## Collected data entries
======
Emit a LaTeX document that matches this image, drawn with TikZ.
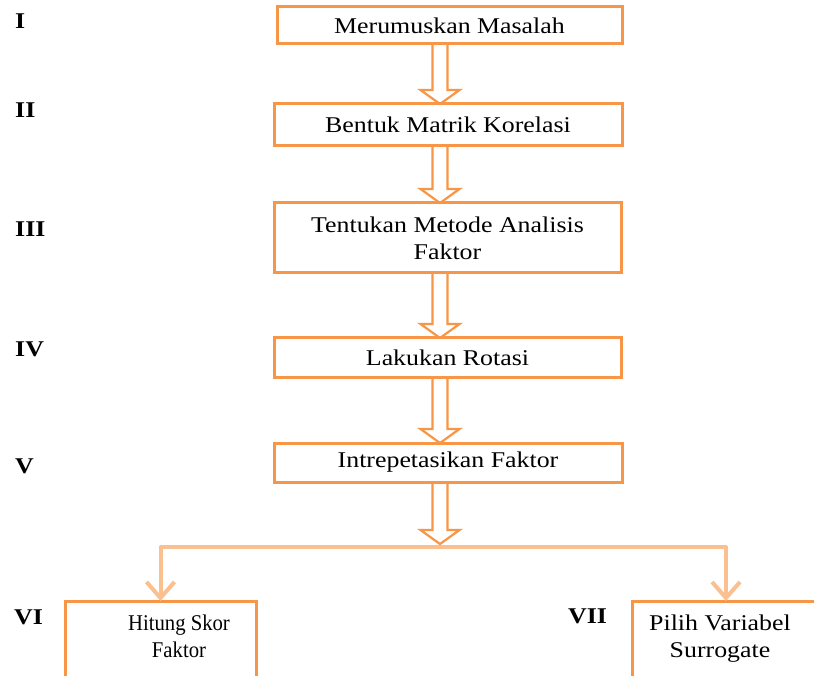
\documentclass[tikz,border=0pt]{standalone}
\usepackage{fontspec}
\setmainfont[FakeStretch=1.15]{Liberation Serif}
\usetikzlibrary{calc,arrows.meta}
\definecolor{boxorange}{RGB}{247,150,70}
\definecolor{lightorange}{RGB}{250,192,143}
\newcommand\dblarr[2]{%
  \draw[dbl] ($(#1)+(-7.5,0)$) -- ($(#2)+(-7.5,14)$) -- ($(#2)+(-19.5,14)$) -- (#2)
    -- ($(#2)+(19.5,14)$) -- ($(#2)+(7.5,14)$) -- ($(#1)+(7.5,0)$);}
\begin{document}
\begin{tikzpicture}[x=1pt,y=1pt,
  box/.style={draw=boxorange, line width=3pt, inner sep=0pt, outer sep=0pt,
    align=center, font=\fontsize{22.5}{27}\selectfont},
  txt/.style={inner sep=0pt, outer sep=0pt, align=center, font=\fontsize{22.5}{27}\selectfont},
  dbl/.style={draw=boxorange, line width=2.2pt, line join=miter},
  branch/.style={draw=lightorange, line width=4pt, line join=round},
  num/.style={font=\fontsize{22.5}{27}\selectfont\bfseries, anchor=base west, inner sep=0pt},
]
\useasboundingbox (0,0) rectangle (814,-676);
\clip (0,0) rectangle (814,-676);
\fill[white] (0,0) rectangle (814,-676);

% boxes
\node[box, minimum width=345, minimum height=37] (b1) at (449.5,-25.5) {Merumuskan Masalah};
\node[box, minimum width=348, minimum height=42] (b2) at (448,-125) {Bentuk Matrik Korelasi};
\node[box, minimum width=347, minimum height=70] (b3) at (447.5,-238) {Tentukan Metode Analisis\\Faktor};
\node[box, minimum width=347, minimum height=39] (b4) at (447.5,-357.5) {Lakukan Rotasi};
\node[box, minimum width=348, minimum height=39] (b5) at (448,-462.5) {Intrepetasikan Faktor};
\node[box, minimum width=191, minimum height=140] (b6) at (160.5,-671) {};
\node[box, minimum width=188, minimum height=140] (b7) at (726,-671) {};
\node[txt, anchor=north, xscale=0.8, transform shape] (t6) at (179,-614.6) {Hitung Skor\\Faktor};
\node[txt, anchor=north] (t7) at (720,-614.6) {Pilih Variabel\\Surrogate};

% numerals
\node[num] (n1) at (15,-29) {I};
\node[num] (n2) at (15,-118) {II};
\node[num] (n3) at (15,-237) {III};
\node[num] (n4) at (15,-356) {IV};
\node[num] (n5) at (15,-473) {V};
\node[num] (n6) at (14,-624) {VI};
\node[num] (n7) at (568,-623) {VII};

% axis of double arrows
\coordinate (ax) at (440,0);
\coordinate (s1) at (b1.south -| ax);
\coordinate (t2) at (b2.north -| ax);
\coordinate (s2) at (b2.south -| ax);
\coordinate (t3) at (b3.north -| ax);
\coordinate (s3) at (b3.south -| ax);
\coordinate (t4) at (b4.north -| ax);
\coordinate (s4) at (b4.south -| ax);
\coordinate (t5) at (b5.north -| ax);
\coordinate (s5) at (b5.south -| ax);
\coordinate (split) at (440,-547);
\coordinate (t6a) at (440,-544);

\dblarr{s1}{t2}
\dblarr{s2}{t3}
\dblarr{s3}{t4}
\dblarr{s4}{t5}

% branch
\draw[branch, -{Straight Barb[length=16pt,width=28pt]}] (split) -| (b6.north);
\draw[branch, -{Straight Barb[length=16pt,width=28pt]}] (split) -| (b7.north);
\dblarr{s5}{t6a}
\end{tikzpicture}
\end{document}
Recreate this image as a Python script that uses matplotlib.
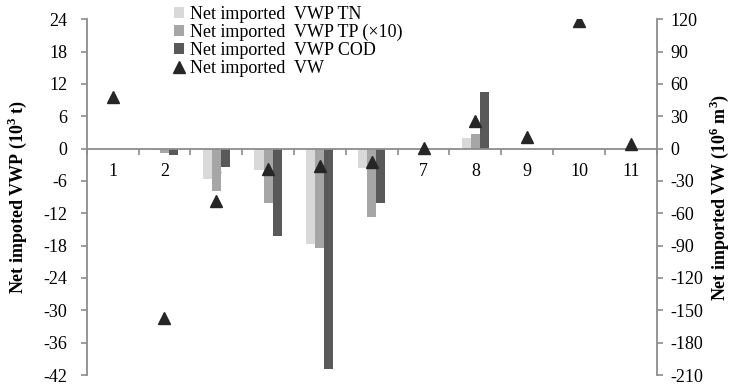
======
## YOUR GOAL
Read the entries and select each line where the word "image" is found.

## ANSWER
Emit a LaTeX document that matches this image, drawn with TikZ.
Recreate this image as a Python script that uses matplotlib.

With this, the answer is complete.